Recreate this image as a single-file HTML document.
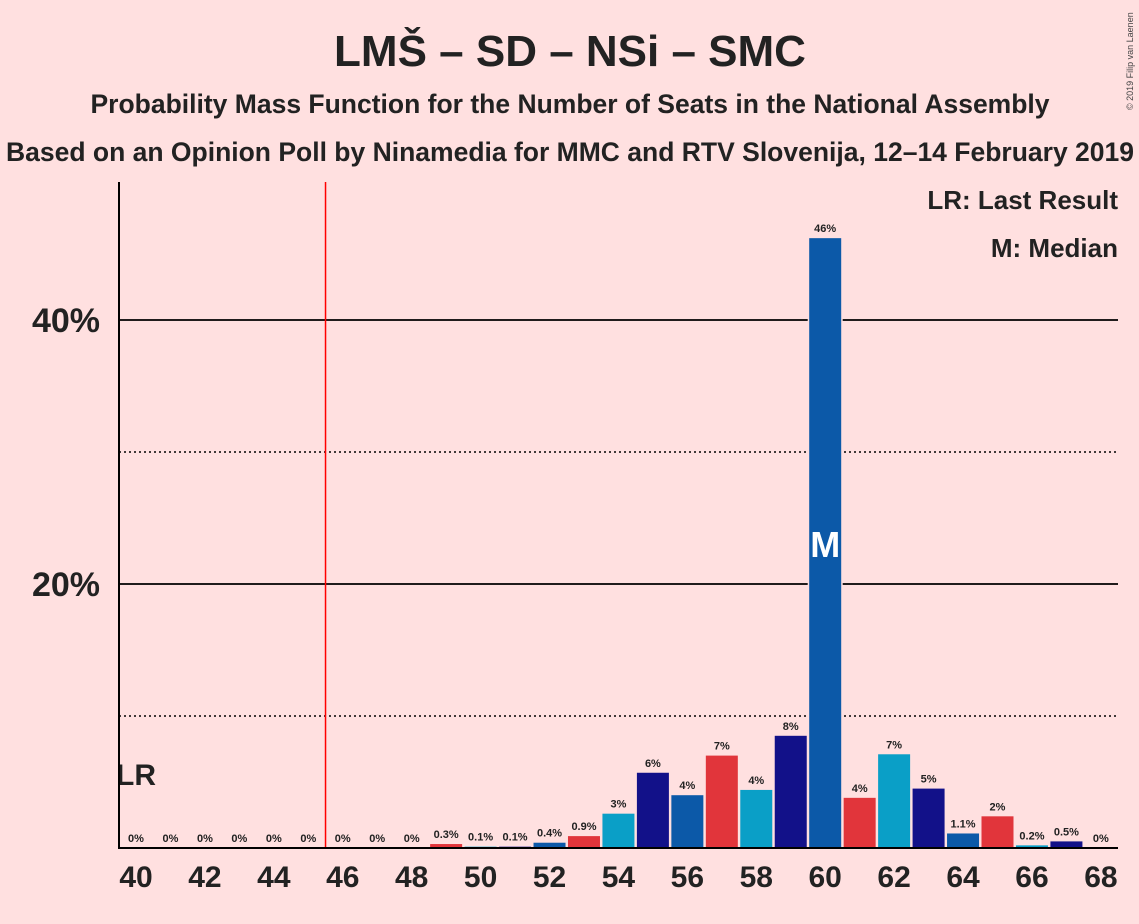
<!DOCTYPE html>
<html><head><meta charset="utf-8"><style>
body{margin:0;background:#ffe0e0;}
svg{display:block;font-family:"Liberation Sans",sans-serif;}
</style></head><body>
<svg id="chart" width="1139" height="924">
<rect width="1139" height="924" fill="#ffe0e0"/>
<text x="570" y="66" text-anchor="middle" font-size="44" font-weight="bold" fill="#222">LMŠ – SD – NSi – SMC</text>
<text x="570" y="113" text-anchor="middle" font-size="26.5" font-weight="bold" fill="#222">Probability Mass Function for the Number of Seats in the National Assembly</text>
<text x="570" y="161" text-anchor="middle" font-size="26.5" font-weight="bold" fill="#222">Based on an Opinion Poll by Ninamedia for MMC and RTV Slovenija, 12–14 February 2019</text>
<text x="1133" y="110" font-size="9" fill="#444" transform="rotate(-90 1133 110)">© 2019 Filip van Laenen</text>
<text x="1118" y="209" text-anchor="end" font-size="26" font-weight="bold" fill="#222">LR: Last Result</text>
<text x="1118" y="257" text-anchor="end" font-size="26" font-weight="bold" fill="#222">M: Median</text>
<g id="grid"></g>
<g id="bars"></g>
<g id="labels"></g>
<line x1="119" y1="182" x2="119" y2="849" stroke="#000" stroke-width="2"/>
<line x1="118" y1="848" x2="1118" y2="848" stroke="#000" stroke-width="2"/>
</svg>
<script>
const seats=[40,41,42,43,44,45,46,47,48,49,50,51,52,53,54,55,56,57,58,59,60,61,62,63,64,65,66,67,68];
const probs=[0,0,0,0,0,0,0,0,0,0.3,0.1,0.1,0.4,0.9,2.6,5.7,4.0,7.0,4.4,8.5,46.2,3.8,7.1,4.5,1.1,2.4,0.2,0.5,0];
const valueLabels=["0%","0%","0%","0%","0%","0%","0%","0%","0%","0.3%","0.1%","0.1%","0.4%","0.9%","3%","6%","4%","7%","4%","8%","46%","4%","7%","5%","1.1%","2%","0.2%","0.5%","0%"];
const yTicks=[20,40];
const yMinor=[10,30];
const xTickSeats=[40,42,44,46,48,50,52,54,56,58,60,62,64,66,68];
const lastResult=40;
const median=60;
const majority=45.5;
const ns="http://www.w3.org/2000/svg";
const X=s=>136+(s-40)*34.46;
const Y=p=>848-p*13.2;
const colors=["#0c59a8","#e1353b","#0a9fc7","#121189"];
function mk(tag,attrs,parent,text){const e=document.createElementNS(ns,tag);for(const k in attrs)e.setAttribute(k,attrs[k]);if(text!==undefined)e.textContent=text;parent.appendChild(e);return e;}
const grid=document.getElementById('grid'),bars=document.getElementById('bars'),labels=document.getElementById('labels');
yMinor.forEach(v=>{const l=mk('line',{x1:119,x2:1118,y1:Y(v),y2:Y(v),stroke:'#000','stroke-width':1.5,'stroke-dasharray':'2,3'},grid);

});
yTicks.forEach(v=>{const l=mk('line',{x1:119,x2:1118,y1:Y(v),y2:Y(v),stroke:'#000','stroke-width':1.8},grid);


const t=mk('text',{x:100,y:Y(v)+12,'text-anchor':'end','font-size':34,'font-weight':'bold',fill:'#222'},labels,v+'%');

});
const rl=mk('line',{x1:X(majority),x2:X(majority),y1:182,y2:848,stroke:'#f00','stroke-width':1.5},grid);


seats.forEach((s,i)=>{const p=probs[i];const h=p*13.2;
if(p>0){const r=mk('rect',{x:X(s)-16,y:Y(p),width:32,height:h,fill:colors[s%4]},bars);
if(s===median){r.setAttribute('stroke','#ffe0e0');r.setAttribute('stroke-width','3');r.setAttribute('paint-order','stroke');}

}
const t=mk('text',{x:X(s),y:Y(p)-6,'text-anchor':'middle','font-size':11,'font-weight':'bold',fill:'#222'},labels,valueLabels[i]);

});
const mi=seats.indexOf(median);
const m=mk('text',{x:X(median),y:Y(probs[mi]/2)+14,'text-anchor':'middle','font-size':36,'font-weight':'bold',fill:'#fff'},labels,'M');


const lr=mk('text',{x:X(lastResult),y:785,'text-anchor':'middle','font-size':30,'font-weight':'bold',fill:'#222'},labels,'LR');


xTickSeats.forEach(s=>{const t=mk('text',{x:X(s),y:887,'text-anchor':'middle','font-size':30,'font-weight':'bold',fill:'#222'},labels,s);

});
</script>
</body></html>
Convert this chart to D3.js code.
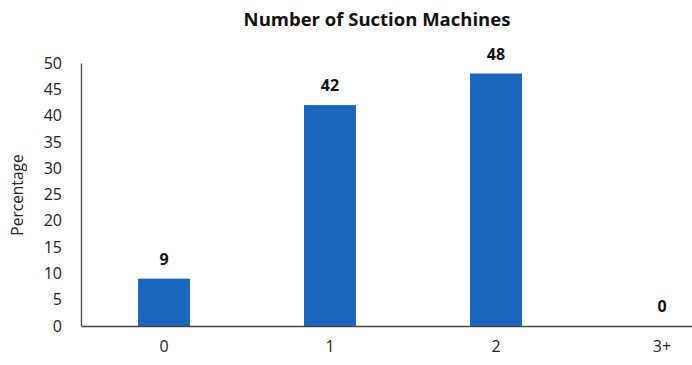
<!DOCTYPE html>
<html><head><meta charset="utf-8">
<script src="https://cdn.jsdelivr.net/npm/d3@7"></script>
<style>body{margin:0;background:#fff}svg{display:block}</style>
</head><body>
<svg id="c" width="692" height="365"></svg>
<script>
const categories = ["0", "1", "2", "3+"];
const values = [9, 42, 48, 0];
const yTicks = [0, 5, 10, 15, 20, 25, 30, 35, 40, 45, 50];
const title = "Number of Suction Machines";
const yLabel = "Percentage";

const svg = d3.select("#c");
const font = "'Open Sans', 'Liberation Sans', sans-serif";
const x0 = 81, x1 = 745, yTop = 63, yBot = 326;
const x = d3.scaleBand().domain(categories).range([x0, x1]).paddingInner(0.687).paddingOuter(0.3435);
const y = d3.scaleLinear().domain([0, 50]).range([yBot, yTop]);

svg.append("text").attr("x", 377).attr("y", 26).attr("text-anchor", "middle")
  .attr("font-family", font).attr("font-weight", "bold").attr("font-size", 18.5).attr("fill", "#111").text(title);

svg.selectAll("rect.bar").data(values).join("rect").attr("class", "bar")
  .attr("x", (d, i) => x(categories[i])).attr("width", x.bandwidth())
  .attr("y", d => y(d)).attr("height", d => y(0) - y(d)).attr("fill", "#1b66bd");

svg.selectAll("text.val").data(values).join("text").attr("class", "val")
  .attr("x", (d, i) => x(categories[i]) + x.bandwidth() / 2).attr("y", d => y(d) - 14)
  .attr("text-anchor", "middle").attr("font-family", font).attr("font-weight", "bold")
  .attr("font-size", 16).attr("fill", "#111").text(d => d);

const yAxis = svg.append("g").attr("transform", `translate(${x0},0)`)
  .call(d3.axisLeft(y).tickValues(yTicks).tickSize(0).tickPadding(19));
yAxis.select(".domain").attr("stroke", "#444").attr("stroke-width", 1.3);
yAxis.selectAll("text").attr("font-family", font).attr("font-size", 16).attr("fill", "#222");

const xAxis = svg.append("g").attr("transform", `translate(0,${yBot})`)
  .call(d3.axisBottom(x).tickSize(0).tickPadding(15));
xAxis.select(".domain").attr("stroke", "#444").attr("stroke-width", 1.3);
xAxis.selectAll("text").attr("font-family", font).attr("font-size", 16).attr("fill", "#222");

svg.append("text").attr("transform", "translate(23,195) rotate(-90)").attr("text-anchor", "middle")
  .attr("font-family", font).attr("font-size", 15.5).attr("fill", "#222").text(yLabel);
</script>
</body></html>
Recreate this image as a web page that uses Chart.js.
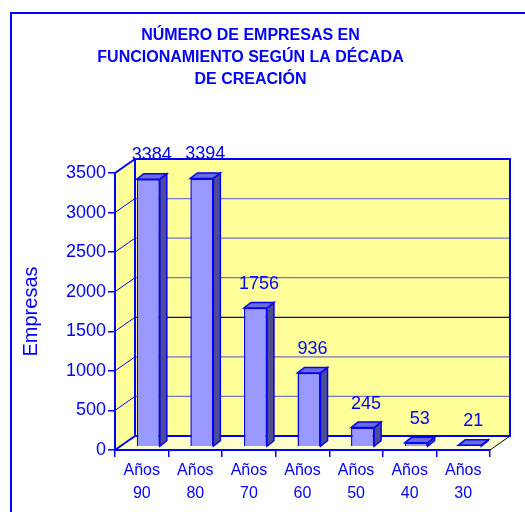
<!DOCTYPE html>
<html>
<head>
<meta charset="utf-8">
<script src="https://cdn.jsdelivr.net/npm/chart.js@4.4.0/dist/chart.umd.min.js"></script>
<style>
  body { margin: 0; background: #ffffff; }
  #wrap { width: 525px; height: 512px; }
</style>
</head>
<body>
<div id="wrap"><canvas id="chart" width="525" height="512"></canvas></div>
<script>
// data
const decadas = [['Años', '90'], ['Años', '80'], ['Años', '70'], ['Años', '60'], ['Años', '50'], ['Años', '40'], ['Años', '30']];
const empresas = [3384, 3394, 1756, 936, 245, 53, 21];
const titulo = ['NÚMERO DE EMPRESAS EN', 'FUNCIONAMIENTO SEGÚN LA DÉCADA', 'DE CREACIÓN'];
const yMax = 3500;
const yStep = 500;

const BLUE = '#0000ff';
const FONT = "'Liberation Sans', Arial, sans-serif";

// fake 3d: wall depth, bar shift into the depth, bar own depth
const DX = 20, DY = -14;
const BX = 6.5, BY = -3;
const SX = 7, SY = -5.5;

function poly(ctx, pts) {
  ctx.beginPath();
  ctx.moveTo(pts[0][0], pts[0][1]);
  for (let i = 1; i < pts.length; i++) ctx.lineTo(pts[i][0], pts[i][1]);
  ctx.closePath();
}

const walls = {
  id: 'walls',
  beforeDraw(chart) {
    const { ctx, chartArea: a, scales: { y } } = chart;
    ctx.save();
    ctx.strokeStyle = BLUE;
    ctx.lineWidth = 2;
    ctx.strokeRect(11, 13, 700, 700);

    // floor
    ctx.fillStyle = '#ffffcc';
    poly(ctx, [[a.left, a.bottom], [a.right, a.bottom], [a.right + DX, a.bottom + DY], [a.left + DX, a.bottom + DY]]);
    ctx.fill();
    ctx.strokeStyle = '#000000';
    ctx.lineWidth = 1;
    ctx.beginPath();
    ctx.moveTo(a.right, a.bottom);
    ctx.lineTo(a.right + DX, a.bottom + DY);
    ctx.stroke();

    // side wall + back wall
    ctx.fillStyle = '#ffff99';
    poly(ctx, [[a.left, a.bottom], [a.left, a.top], [a.left + DX, a.top + DY], [a.left + DX, a.bottom + DY]]);
    ctx.fill();
    ctx.fillRect(a.left + DX, a.top + DY, a.right - a.left, a.bottom - a.top);

    // grid on the walls
    y.ticks.forEach(t => {
      const py = y.getPixelForValue(t.value);
      if (t.value > 0 && t.value < yMax) {
        ctx.strokeStyle = t.value === 1500 ? '#0000a0' : '#7373c8';
        ctx.lineWidth = 1.2;
        ctx.beginPath();
        ctx.moveTo(a.left + DX, py + DY);
        ctx.lineTo(a.right + DX, py + DY);
        ctx.stroke();
      }
      ctx.strokeStyle = BLUE;
      ctx.lineWidth = (t.value === 0 || t.value === yMax) ? 2 : 1;
      ctx.beginPath();
      ctx.moveTo(a.left, py);
      ctx.lineTo(a.left + DX, py + DY);
      ctx.stroke();
    });
    ctx.strokeStyle = BLUE;
    ctx.lineWidth = 2;
    ctx.strokeRect(a.left + DX, a.top + DY, a.right - a.left, a.bottom - a.top);
    ctx.restore();
  },
  beforeDatasetsDraw(chart) {
    chart.ctx.save();
    chart.ctx.translate(BX, BY);
  },
  afterDatasetsDraw(chart) {
    const ctx = chart.ctx;
    const bars = chart.getDatasetMeta(0).data;
    bars.forEach(b => {
      const { x, y, base, width } = b.getProps(['x', 'y', 'base', 'width'], true);
      const l = x - width / 2, r = x + width / 2;
      ctx.lineWidth = 1.5;
      ctx.strokeStyle = BLUE;
      ctx.fillStyle = '#4d4d8f';
      poly(ctx, [[r, y], [r + SX, y + SY], [r + SX, base + SY], [r, base]]);
      ctx.fill();
      ctx.stroke();
      ctx.fillStyle = '#6b6bd9';
      poly(ctx, [[l, y], [l + SX, y + SY], [r + SX, y + SY], [r, y]]);
      ctx.fill();
      ctx.stroke();
    });
    ctx.restore();

    // value labels
    ctx.save();
    ctx.fillStyle = BLUE;
    ctx.font = '18px ' + FONT;
    ctx.textAlign = 'center';
    ctx.textBaseline = 'middle';
    bars.forEach((b, i) => {
      ctx.fillText(String(empresas[i]), b.x + BX + SX / 2, b.y + BY - 24);
    });
    ctx.restore();
  }
};

new Chart(document.getElementById('chart'), {
  type: 'bar',
  data: {
    labels: decadas,
    datasets: [{
      data: empresas,
      backgroundColor: '#9999ff',
      borderColor: BLUE,
      borderWidth: 1.5,
      barPercentage: 0.43,
      categoryPercentage: 1,
      clip: false
    }]
  },
  options: {
    responsive: false,
    animation: false,
    events: [],
    layout: { padding: { left: 11, right: 35, top: 0, bottom: 0 } },
    plugins: {
      legend: { display: false },
      tooltip: { enabled: false },
      title: {
        display: true,
        text: titulo,
        color: BLUE,
        font: { family: FONT, size: 16, weight: 'bold', lineHeight: '22px' },
        padding: { top: 25, bottom: 82 }
      }
    },
    scales: {
      x: {
        offset: true,
        afterFit: s => { s.height = 62; },
        grid: { offset: true, drawOnChartArea: false, drawTicks: true, tickLength: 7, color: BLUE, lineWidth: 1.5 },
        border: { color: BLUE, width: 2 },
        ticks: { color: BLUE, padding: 2, font: { family: FONT, size: 16, lineHeight: '23px' }, maxRotation: 0 }
      },
      y: {
        min: 0,
        max: yMax,
        afterFit: s => { s.width = 104; },
        grid: { drawOnChartArea: false, drawTicks: true, tickLength: 7, color: BLUE, lineWidth: 1.5 },
        border: { color: BLUE, width: 2 },
        ticks: { stepSize: yStep, color: BLUE, padding: 2, font: { family: FONT, size: 18 }, callback: v => String(v) },
        title: { display: true, text: 'Empresas', color: BLUE, padding: { top: 8, bottom: 0 }, font: { family: FONT, size: 20, lineHeight: 1.2 } }
      }
    }
  },
  plugins: [walls]
});
</script>
</body>
</html>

--------------------

> [What to produce] Keep to the stretch from the line containing "Recreate this image as a web" through the line containing "ctx.fillRect(a.left + DX, a.top", both ends included, and copy it exactly from the listing above, minus the pictures.

> [Exercise response]
Recreate this image as a web page that uses Chart.js.
<!DOCTYPE html>
<html>
<head>
<meta charset="utf-8">
<script src="https://cdn.jsdelivr.net/npm/chart.js@4.4.0/dist/chart.umd.min.js"></script>
<style>
  body { margin: 0; background: #ffffff; }
  #wrap { width: 525px; height: 512px; }
</style>
</head>
<body>
<div id="wrap"><canvas id="chart" width="525" height="512"></canvas></div>
<script>
// data
const decadas = [['Años', '90'], ['Años', '80'], ['Años', '70'], ['Años', '60'], ['Años', '50'], ['Años', '40'], ['Años', '30']];
const empresas = [3384, 3394, 1756, 936, 245, 53, 21];
const titulo = ['NÚMERO DE EMPRESAS EN', 'FUNCIONAMIENTO SEGÚN LA DÉCADA', 'DE CREACIÓN'];
const yMax = 3500;
const yStep = 500;

const BLUE = '#0000ff';
const FONT = "'Liberation Sans', Arial, sans-serif";

// fake 3d: wall depth, bar shift into the depth, bar own depth
const DX = 20, DY = -14;
const BX = 6.5, BY = -3;
const SX = 7, SY = -5.5;

function poly(ctx, pts) {
  ctx.beginPath();
  ctx.moveTo(pts[0][0], pts[0][1]);
  for (let i = 1; i < pts.length; i++) ctx.lineTo(pts[i][0], pts[i][1]);
  ctx.closePath();
}

const walls = {
  id: 'walls',
  beforeDraw(chart) {
    const { ctx, chartArea: a, scales: { y } } = chart;
    ctx.save();
    ctx.strokeStyle = BLUE;
    ctx.lineWidth = 2;
    ctx.strokeRect(11, 13, 700, 700);

    // floor
    ctx.fillStyle = '#ffffcc';
    poly(ctx, [[a.left, a.bottom], [a.right, a.bottom], [a.right + DX, a.bottom + DY], [a.left + DX, a.bottom + DY]]);
    ctx.fill();
    ctx.strokeStyle = '#000000';
    ctx.lineWidth = 1;
    ctx.beginPath();
    ctx.moveTo(a.right, a.bottom);
    ctx.lineTo(a.right + DX, a.bottom + DY);
    ctx.stroke();

    // side wall + back wall
    ctx.fillStyle = '#ffff99';
    poly(ctx, [[a.left, a.bottom], [a.left, a.top], [a.left + DX, a.top + DY], [a.left + DX, a.bottom + DY]]);
    ctx.fill();
    ctx.fillRect(a.left + DX, a.top + DY, a.right - a.left, a.bottom - a.top);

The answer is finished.